Autrement dit, une évasion massive des plus de trois mille détenus de l’État islamique : ceux qui suivent l’histoire du calife se souviendront que la libération des détenus des prisons a toujours coïncidé avec des phases d’ascension du groupe ; (lorsque les fondateurs échangeaient des messages alors qu’ils étaient emprisonnés au «Camp Bucca», une ancienne prison gérée par les États-Unis près du port d’Oumm Qasr en Irak lors de la Guerre d’Irak, ndlr).
Les frappes aériennes américaines et les conseillers au sol ont aidé les FDS. La tentative d’évasion, qui aurait très probablement dû être le début d’un plan plus vaste, a été la plus grande opération militaire du groupe extrémiste depuis que l’EI a été vaincu dans sa dimension étatique par les forces de la coalition internationale en 2019. Un succès dont les Russes ont profité en revendiquant la victoire, alors qu’au contraire, leur engagement n’était pas tant orienté vers la lutte contre le califat que vers la sauvegarde du régime syrien d’Assad.

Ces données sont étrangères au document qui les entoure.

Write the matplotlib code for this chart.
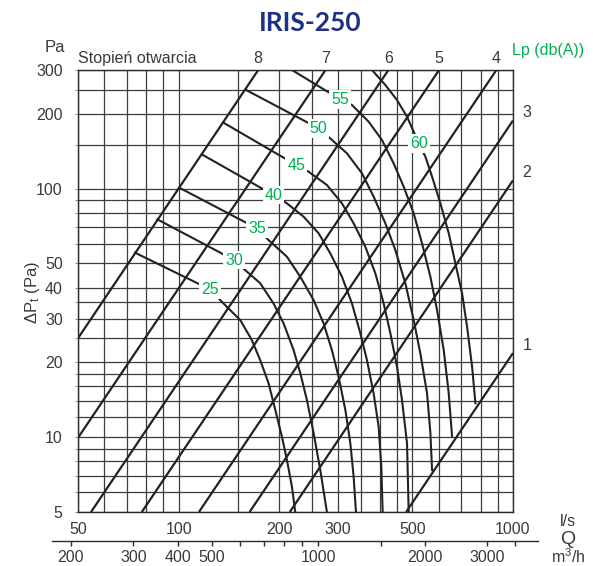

Et Emmanuel Rossi d’ajouter dans son décryptage que sur les réseaux sociaux, des habitants et des militants de la région ont décrit le raid nocturne à Idleb comme la plus grande opération depuis l’assassinat en octobre 2019 du chef du groupe État islamique Abou Bakr al-Baghdadi. Des témoins affirment que des pertes civiles auraient eu lieu lors de l’échange de tirs avec des terroristes.